Il Giallo dei due pesci
XVIII Domenica del Tempo Ordinario B
Nell’Evangelo di Domenica, per intenderci quello della moltiplicazione dei pani e dei pesci, c’è qualcosa che non quadra.
“Li raccolsero e riempirono dodici canestri con i pezzi dei cinque pani d’orzo, avanzati a coloro che avevano mangiato” (Gv 6,13)
Ma quel ragazzo non aveva forse fornito cinque pani d’orzo e due pesci? E i due pesci non erano stati moltiplicati insieme ai pani? E dove sono finiti?
Il pesce è uno dei più antichi simboli cristiani giunti fino a noi. Veniva presumibilmente adoperato come segno di riconoscimento: quando un cristiano incontrava uno sconosciuto di cui aveva bisogno di conoscere la lealtà, tracciava nella sabbia uno degli archi che compongono l’ichthýs. Se l’altro completava il segno, i due individui si riconoscevano come seguaci di Cristo e sapevano di potersi fidare l’uno dell’altro.
Come scrive Agostino d’Ippona ne La città di Dio, il termine greco Ἰχθύς è a sua volta l’acronimo delle parole
«‘Ιησοῦς Χριστός Θεoῦ Υιός Σωτήρ (Iesùs CHristòs THeù HYiòs Sotèr) »
«Gesù Cristo Figlio di Dio Salvatore»
Gesù oggi si rivela pienamente come pane, “io sono il pane della vita”. Ecco perché scompaiono i pesciolini, perché Lui è l’unico pane e in Lui noi abbiamo l’unica salvezza.

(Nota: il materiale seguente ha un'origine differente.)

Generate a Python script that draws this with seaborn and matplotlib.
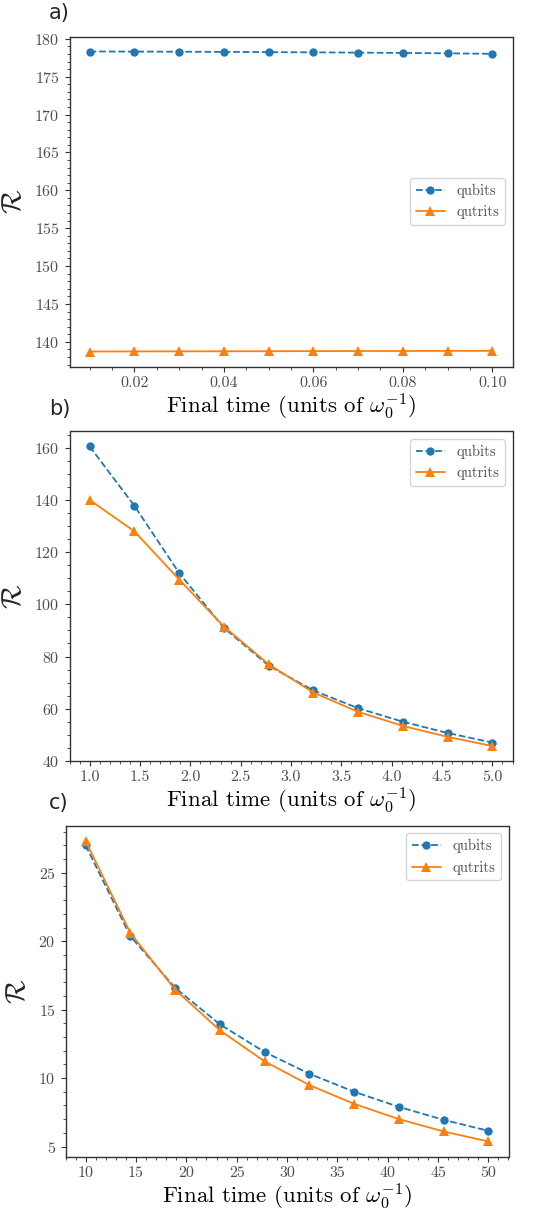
import matplotlib
import matplotlib.pyplot as plt
from matplotlib.ticker import MultipleLocator, AutoMinorLocator, FormatStrFormatter
import pandas as pd
import seaborn as sns
matplotlib.use('Agg')

# panel a
time_a = [0.01, 0.02, 0.03, 0.04, 0.05, 0.06, 0.07, 0.08, 0.09, 0.10]
qubits_a = [178.33, 178.32, 178.30, 178.28, 178.25, 178.22, 178.18, 178.14, 178.09, 178.02]
qutrits_a = [138.72, 138.73, 138.74, 138.75, 138.76, 138.77, 138.78, 138.79, 138.80, 138.81]

# panel b
time_b = [1.0, 1.444, 1.889, 2.333, 2.778, 3.222, 3.667, 4.111, 4.556, 5.0]
qubits_b = [160.5, 137.8, 112.0, 91.0, 76.5, 67.0, 60.2, 55.0, 50.7, 47.0]
qutrits_b = [140.0, 128.0, 109.5, 91.5, 77.0, 66.2, 58.8, 53.4, 49.2, 45.7]

# panel c
time_c = [10.0, 14.44, 18.89, 23.33, 27.78, 32.22, 36.67, 41.11, 45.56, 50.0]
qubits_c = [27.0, 20.37, 16.59, 13.93, 11.9, 10.32, 9.0, 7.9, 6.95, 6.15]
qutrits_c = [27.32, 20.6, 16.46, 13.49, 11.22, 9.49, 8.12, 7.0, 6.1, 5.37]

panel_labels = ['a)', 'b)', 'c)']
legend_locs = ['center right', 'upper right', 'upper right']
x_steps = [0.02, 0.5, 5]
x_formats = ['%.2f', '%.1f', '%d']
y_steps = [5, 20, 5]

sns.set_style('ticks')
plt.rcParams['font.family'] = 'serif'
plt.rcParams['font.serif'] = ['cmr10', 'DejaVu Serif']
plt.rcParams['mathtext.fontset'] = 'cm'
plt.rcParams['axes.formatter.use_mathtext'] = True
plt.rcParams['axes.edgecolor'] = '0.2'
plt.rcParams['xtick.color'] = '0.2'
plt.rcParams['ytick.color'] = '0.2'

W, H = 534, 1211
fig = plt.figure(figsize=(W / 100, H / 100), dpi=100)

# axes boxes in pixels: left, top, right, bottom
boxes = [(69.5, 36.5, 512.5, 366.5),
         (69.5, 431.5, 512.5, 761),
         (65.5, 826, 508.5, 1156.5)]

panels = [(time_a, qubits_a, qutrits_a),
          (time_b, qubits_b, qutrits_b),
          (time_c, qubits_c, qutrits_c)]

for i, (t, qb, qt) in enumerate(panels):
    l, tp, r, b = boxes[i]
    ax = fig.add_axes([l / W, 1 - b / H, (r - l) / W, (b - tp) / H])
    df = pd.DataFrame({'t': t, 'qubits': qb, 'qutrits': qt})
    sns.lineplot(data=df, x='t', y='qubits', ax=ax, color='#1f77b4', linestyle='--',
                 marker='o', markersize=6, markeredgewidth=0, label='qubits', linewidth=1.3)
    sns.lineplot(data=df, x='t', y='qutrits', ax=ax, color='#ff7f0e', linestyle='-',
                 marker='^', markersize=7, markeredgewidth=0, label='qutrits', linewidth=1.3)
    ax.xaxis.set_major_locator(MultipleLocator(x_steps[i]))
    ax.xaxis.set_major_formatter(FormatStrFormatter(x_formats[i]))
    ax.yaxis.set_major_locator(MultipleLocator(y_steps[i]))
    ax.xaxis.set_minor_locator(AutoMinorLocator())
    ax.yaxis.set_minor_locator(AutoMinorLocator())
    ax.tick_params(labelsize=11.5, labelcolor='0.3')
    ax.set_xlabel(r'Final time (units of $\omega_0^{-1}$)', fontsize=16.5, color='black', labelpad=1)
    ax.set_ylabel(r'$\mathcal{R}$', fontsize=20, labelpad=5)
    for s in ax.spines.values():
        s.set_linewidth(1.0)
    leg = ax.legend(loc=legend_locs[i], fontsize=10.5, handlelength=2.0)
    for txt in leg.get_texts():
        txt.set_color('0.3')
    fig.text(49 / W, 1 - (tp - 13) / H, panel_labels[i], fontsize=15,
             family='DejaVu Sans', va='bottom', ha='left')

fig.savefig('out.png', dpi=100)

Non possiamo ricercarla in altro, nel pane dei beni materiali che dura poco e non ci sfama; nel pesce del successo che quasi immediatamente imputridisce. Tutto quello che abbiamo, non ci sazierà mai del tutto e ci lascerà sempre un margin
e di inappagamento che non ci permetterà mai una felicità piena e duratura.
Gesù ci sfama. Non quello che ci dà, non quello che potenzialmente potrebbe fare per noi. Ma Gesù in persona ci sazia.

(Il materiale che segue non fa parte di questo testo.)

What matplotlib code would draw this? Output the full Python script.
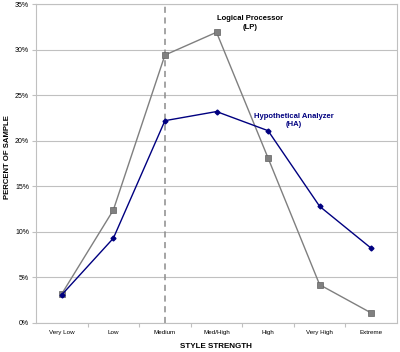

Se un marito dicesse alla propria moglie: “Ti amo perché hai i soldi”, ma forsanche “Ti amo perché mi fai stare bene”, quel rapporto sarebbe puramente utilitaristico, fondato sula legge di mercato del baratto: do ut des.
L’amore non può essere incatenato nelle logiche terrene del possedere.
L’amore risponde alla legge universale del “Ti amo e basta”, anzi meglio “Ti amo e mi basti”, “Ti amo e il tuo essere proprio tu mi sazia”
Agostino osserva: «Quanti sono coloro che cercano Gesù solo per averne dei favori temporali! … Uno vuole questo, uno vuole quell’altro: la Chiesa è piena di gente simile. Di rado si trova qualcuno che cerca Gesù per Gesù» (XXV,10).
Cerchiamo Gesù per Gesù, amiamolo per quello che è, anche se non ci dà, anche se non esaudisce i nostri desideri.
I pesciolini scompaiono dal racconto. Resta il pane, la nostra unica energia vitale. Non abbiamo bisogno di altro per vivere. Lui è l’essenziale.